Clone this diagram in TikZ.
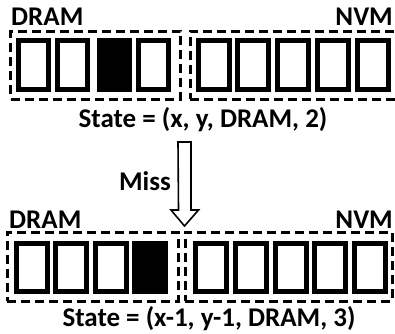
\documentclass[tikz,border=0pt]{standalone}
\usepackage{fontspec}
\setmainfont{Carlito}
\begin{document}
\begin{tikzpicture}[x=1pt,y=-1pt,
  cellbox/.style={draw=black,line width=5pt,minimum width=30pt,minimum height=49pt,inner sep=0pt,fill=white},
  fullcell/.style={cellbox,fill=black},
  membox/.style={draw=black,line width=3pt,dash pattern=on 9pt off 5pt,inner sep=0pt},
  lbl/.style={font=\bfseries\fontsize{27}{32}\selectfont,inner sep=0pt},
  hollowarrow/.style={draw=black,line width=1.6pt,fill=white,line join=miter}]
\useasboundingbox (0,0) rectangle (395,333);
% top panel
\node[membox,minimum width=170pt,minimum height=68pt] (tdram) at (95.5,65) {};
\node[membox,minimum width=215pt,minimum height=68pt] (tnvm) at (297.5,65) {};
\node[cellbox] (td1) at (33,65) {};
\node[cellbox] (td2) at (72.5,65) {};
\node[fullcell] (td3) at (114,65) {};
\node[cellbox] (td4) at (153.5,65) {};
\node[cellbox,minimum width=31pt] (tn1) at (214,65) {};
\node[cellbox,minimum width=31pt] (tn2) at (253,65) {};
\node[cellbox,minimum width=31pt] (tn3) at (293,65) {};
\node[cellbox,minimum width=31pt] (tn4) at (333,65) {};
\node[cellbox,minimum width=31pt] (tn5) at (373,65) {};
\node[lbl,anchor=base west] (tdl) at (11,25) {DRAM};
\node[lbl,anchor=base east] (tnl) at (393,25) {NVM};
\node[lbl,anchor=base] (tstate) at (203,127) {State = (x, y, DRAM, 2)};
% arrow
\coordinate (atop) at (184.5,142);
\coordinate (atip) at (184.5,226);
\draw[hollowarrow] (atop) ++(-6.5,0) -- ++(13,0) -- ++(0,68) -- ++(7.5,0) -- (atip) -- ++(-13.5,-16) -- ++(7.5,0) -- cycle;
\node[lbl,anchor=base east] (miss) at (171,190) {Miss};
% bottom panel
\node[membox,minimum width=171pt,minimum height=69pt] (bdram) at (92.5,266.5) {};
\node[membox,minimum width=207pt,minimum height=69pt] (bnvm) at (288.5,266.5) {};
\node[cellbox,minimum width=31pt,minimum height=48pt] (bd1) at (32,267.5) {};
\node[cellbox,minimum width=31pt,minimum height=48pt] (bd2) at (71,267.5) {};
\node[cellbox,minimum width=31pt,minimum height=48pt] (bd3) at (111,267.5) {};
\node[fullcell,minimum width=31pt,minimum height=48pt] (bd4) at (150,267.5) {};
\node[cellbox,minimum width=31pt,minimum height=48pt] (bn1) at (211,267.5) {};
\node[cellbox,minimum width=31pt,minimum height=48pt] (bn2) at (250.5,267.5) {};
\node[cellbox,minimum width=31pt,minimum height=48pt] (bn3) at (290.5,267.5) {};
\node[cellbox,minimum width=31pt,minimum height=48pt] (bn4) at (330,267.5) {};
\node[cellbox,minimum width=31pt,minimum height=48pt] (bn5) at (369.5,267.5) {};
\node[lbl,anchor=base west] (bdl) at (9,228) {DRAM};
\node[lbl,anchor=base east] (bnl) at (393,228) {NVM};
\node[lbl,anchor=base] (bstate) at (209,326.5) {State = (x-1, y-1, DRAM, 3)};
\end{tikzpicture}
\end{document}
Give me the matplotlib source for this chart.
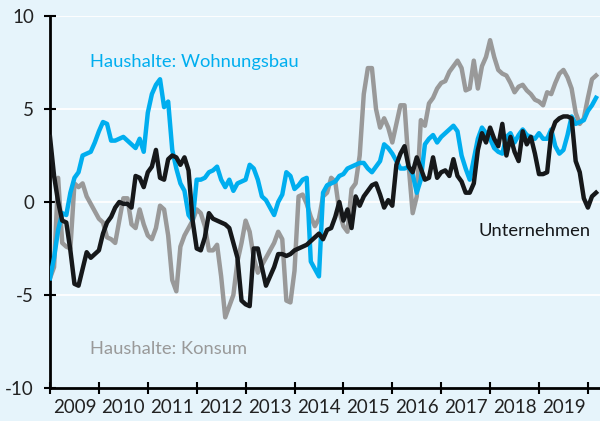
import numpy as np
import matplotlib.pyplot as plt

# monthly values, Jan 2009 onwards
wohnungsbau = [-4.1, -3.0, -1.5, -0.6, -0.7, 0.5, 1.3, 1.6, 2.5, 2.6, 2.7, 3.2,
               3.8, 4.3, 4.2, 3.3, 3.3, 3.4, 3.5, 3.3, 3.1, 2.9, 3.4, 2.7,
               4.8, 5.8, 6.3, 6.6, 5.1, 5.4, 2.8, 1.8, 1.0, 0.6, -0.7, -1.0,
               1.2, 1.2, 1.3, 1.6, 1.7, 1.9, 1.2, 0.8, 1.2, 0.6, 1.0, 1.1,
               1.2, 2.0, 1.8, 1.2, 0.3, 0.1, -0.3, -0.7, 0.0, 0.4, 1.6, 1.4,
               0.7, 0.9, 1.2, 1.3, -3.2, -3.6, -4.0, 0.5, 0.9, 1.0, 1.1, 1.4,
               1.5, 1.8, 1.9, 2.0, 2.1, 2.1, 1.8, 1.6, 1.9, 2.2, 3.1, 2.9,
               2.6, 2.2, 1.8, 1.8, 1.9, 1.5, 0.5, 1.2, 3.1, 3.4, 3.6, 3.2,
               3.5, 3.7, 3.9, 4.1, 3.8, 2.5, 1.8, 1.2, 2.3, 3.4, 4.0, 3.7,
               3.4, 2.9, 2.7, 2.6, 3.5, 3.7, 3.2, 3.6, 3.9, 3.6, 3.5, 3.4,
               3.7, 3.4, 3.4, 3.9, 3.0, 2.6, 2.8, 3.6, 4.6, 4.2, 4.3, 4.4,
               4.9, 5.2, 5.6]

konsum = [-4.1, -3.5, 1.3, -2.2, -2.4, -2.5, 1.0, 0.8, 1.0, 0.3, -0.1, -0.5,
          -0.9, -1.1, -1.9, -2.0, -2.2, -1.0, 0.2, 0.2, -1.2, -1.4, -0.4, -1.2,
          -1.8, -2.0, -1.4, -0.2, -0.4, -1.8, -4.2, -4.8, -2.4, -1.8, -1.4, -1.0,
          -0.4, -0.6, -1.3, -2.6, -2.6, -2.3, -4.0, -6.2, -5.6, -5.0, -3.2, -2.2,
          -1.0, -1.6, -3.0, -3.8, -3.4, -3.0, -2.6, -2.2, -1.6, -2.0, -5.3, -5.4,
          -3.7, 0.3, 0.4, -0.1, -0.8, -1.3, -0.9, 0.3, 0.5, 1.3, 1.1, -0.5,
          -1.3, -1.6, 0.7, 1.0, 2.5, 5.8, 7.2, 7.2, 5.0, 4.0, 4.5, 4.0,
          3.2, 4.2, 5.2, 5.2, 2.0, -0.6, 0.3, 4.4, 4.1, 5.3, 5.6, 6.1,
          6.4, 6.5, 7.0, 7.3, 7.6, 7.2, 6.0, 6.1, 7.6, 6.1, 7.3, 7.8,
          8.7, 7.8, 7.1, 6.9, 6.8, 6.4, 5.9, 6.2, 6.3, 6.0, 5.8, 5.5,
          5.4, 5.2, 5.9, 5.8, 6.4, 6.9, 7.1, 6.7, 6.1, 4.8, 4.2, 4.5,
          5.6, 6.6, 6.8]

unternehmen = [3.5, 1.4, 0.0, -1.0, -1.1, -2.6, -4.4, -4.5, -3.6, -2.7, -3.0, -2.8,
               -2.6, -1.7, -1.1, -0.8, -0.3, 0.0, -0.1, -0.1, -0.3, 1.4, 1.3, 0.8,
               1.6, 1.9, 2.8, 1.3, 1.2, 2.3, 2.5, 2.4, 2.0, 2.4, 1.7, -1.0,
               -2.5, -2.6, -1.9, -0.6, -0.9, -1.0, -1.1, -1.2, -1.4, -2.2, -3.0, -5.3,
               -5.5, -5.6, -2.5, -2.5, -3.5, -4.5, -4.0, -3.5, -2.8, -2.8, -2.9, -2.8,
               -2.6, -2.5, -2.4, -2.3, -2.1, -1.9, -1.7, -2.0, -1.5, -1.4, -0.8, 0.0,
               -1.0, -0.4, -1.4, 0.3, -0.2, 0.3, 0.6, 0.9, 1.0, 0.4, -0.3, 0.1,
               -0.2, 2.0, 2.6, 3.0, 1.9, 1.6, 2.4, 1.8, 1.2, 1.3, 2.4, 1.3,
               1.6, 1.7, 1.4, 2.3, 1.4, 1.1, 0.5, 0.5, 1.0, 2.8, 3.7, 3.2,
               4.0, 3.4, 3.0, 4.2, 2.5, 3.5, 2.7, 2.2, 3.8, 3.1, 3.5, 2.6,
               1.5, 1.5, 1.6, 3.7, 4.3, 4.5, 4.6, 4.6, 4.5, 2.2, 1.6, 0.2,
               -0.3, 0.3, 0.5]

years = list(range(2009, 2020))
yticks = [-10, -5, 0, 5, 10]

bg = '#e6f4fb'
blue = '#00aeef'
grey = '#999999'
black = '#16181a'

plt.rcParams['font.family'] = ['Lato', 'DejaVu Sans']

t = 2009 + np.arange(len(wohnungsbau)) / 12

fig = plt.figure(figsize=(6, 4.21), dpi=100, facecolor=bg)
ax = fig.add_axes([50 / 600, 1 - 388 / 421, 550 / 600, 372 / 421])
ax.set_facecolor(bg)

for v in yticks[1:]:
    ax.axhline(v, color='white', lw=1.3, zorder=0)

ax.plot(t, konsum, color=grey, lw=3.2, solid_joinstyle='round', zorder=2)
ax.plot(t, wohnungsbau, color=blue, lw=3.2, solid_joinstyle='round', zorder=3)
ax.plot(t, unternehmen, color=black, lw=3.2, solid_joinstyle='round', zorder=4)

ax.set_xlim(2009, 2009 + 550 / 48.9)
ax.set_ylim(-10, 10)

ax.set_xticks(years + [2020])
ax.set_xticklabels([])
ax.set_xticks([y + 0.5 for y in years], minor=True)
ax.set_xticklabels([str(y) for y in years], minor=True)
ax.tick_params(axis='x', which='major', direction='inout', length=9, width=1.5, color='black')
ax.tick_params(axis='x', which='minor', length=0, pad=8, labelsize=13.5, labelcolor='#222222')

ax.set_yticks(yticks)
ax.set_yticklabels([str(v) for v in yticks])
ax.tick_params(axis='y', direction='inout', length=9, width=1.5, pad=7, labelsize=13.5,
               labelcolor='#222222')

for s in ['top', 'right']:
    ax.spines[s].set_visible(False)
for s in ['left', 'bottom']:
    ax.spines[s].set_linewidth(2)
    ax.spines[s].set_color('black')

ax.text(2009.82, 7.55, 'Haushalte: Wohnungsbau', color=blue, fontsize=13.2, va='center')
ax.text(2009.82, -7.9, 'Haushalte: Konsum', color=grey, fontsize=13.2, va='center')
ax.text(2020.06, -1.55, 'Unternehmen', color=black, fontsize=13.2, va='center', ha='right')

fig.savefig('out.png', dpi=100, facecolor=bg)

•••••

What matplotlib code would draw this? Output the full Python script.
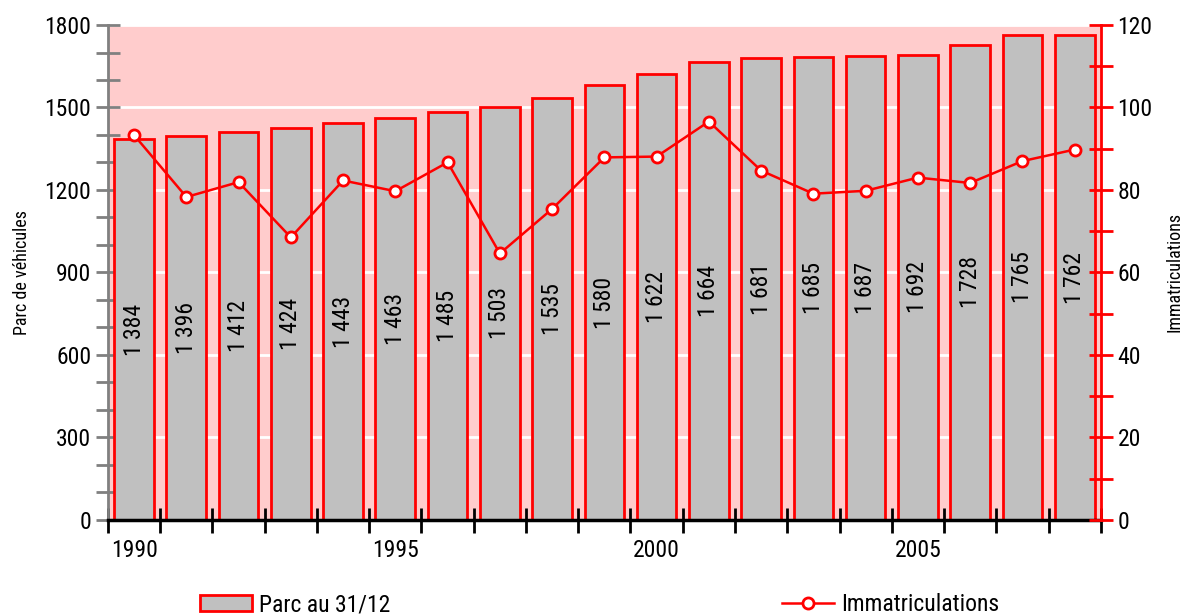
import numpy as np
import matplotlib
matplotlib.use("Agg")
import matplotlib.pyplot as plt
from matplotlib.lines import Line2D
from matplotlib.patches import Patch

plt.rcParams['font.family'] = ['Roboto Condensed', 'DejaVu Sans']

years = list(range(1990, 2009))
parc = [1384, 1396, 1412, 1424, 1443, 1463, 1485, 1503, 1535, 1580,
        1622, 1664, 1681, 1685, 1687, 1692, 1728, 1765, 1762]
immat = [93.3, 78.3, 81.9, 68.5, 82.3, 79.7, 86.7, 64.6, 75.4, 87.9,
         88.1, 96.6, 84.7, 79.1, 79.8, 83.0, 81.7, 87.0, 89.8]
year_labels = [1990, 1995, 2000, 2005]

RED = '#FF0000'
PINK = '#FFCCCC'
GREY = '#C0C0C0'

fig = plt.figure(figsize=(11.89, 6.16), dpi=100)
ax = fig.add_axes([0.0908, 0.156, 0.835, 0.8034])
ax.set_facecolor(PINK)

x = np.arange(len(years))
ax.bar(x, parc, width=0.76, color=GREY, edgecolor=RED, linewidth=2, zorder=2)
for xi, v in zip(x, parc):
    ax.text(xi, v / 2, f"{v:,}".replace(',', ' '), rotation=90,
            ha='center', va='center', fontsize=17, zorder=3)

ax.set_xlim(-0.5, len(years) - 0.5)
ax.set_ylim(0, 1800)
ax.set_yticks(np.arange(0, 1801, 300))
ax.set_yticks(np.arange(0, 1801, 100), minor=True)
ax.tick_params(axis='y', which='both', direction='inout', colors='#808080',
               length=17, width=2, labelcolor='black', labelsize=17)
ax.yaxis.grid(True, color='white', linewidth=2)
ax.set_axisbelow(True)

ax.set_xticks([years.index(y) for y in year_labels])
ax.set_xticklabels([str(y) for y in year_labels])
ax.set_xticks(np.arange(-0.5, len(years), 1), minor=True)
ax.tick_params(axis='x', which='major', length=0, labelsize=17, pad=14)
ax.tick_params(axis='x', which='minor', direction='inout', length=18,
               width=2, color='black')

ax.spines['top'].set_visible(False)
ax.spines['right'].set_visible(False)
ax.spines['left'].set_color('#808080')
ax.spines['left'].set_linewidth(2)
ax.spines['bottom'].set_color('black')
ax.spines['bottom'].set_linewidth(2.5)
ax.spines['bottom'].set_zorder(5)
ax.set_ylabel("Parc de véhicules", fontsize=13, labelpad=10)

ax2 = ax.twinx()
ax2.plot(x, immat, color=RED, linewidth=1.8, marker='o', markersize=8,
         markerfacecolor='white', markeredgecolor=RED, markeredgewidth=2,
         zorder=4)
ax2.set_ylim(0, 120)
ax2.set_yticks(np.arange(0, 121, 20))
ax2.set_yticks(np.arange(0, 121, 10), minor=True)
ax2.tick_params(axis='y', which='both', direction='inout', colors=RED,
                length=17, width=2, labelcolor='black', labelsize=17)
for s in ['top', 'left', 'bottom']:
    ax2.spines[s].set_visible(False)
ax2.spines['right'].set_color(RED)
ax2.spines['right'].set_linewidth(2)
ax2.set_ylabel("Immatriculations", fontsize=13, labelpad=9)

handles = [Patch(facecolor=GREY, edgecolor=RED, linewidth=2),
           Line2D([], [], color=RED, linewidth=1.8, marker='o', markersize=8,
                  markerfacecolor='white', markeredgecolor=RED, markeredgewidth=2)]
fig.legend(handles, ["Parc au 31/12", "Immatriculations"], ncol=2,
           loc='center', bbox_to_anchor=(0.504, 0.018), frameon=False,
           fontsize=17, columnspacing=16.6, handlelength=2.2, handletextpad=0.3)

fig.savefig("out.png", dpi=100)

•••••

» **EXERCISE TASK**:
Nothing but the lines from the one containing "What matplotlib code" through the one containing "ha='center', va='center', fontsize=17, zorder=3)" should be echoed, each exactly as it stands; pictures are excluded.

» **SOLUTION FOR THIS EXERCISE**:
What matplotlib code would draw this? Output the full Python script.
import numpy as np
import matplotlib
matplotlib.use("Agg")
import matplotlib.pyplot as plt
from matplotlib.lines import Line2D
from matplotlib.patches import Patch

plt.rcParams['font.family'] = ['Roboto Condensed', 'DejaVu Sans']

years = list(range(1990, 2009))
parc = [1384, 1396, 1412, 1424, 1443, 1463, 1485, 1503, 1535, 1580,
        1622, 1664, 1681, 1685, 1687, 1692, 1728, 1765, 1762]
immat = [93.3, 78.3, 81.9, 68.5, 82.3, 79.7, 86.7, 64.6, 75.4, 87.9,
         88.1, 96.6, 84.7, 79.1, 79.8, 83.0, 81.7, 87.0, 89.8]
year_labels = [1990, 1995, 2000, 2005]

RED = '#FF0000'
PINK = '#FFCCCC'
GREY = '#C0C0C0'

fig = plt.figure(figsize=(11.89, 6.16), dpi=100)
ax = fig.add_axes([0.0908, 0.156, 0.835, 0.8034])
ax.set_facecolor(PINK)

x = np.arange(len(years))
ax.bar(x, parc, width=0.76, color=GREY, edgecolor=RED, linewidth=2, zorder=2)
for xi, v in zip(x, parc):
    ax.text(xi, v / 2, f"{v:,}".replace(',', ' '), rotation=90,
            ha='center', va='center', fontsize=17, zorder=3)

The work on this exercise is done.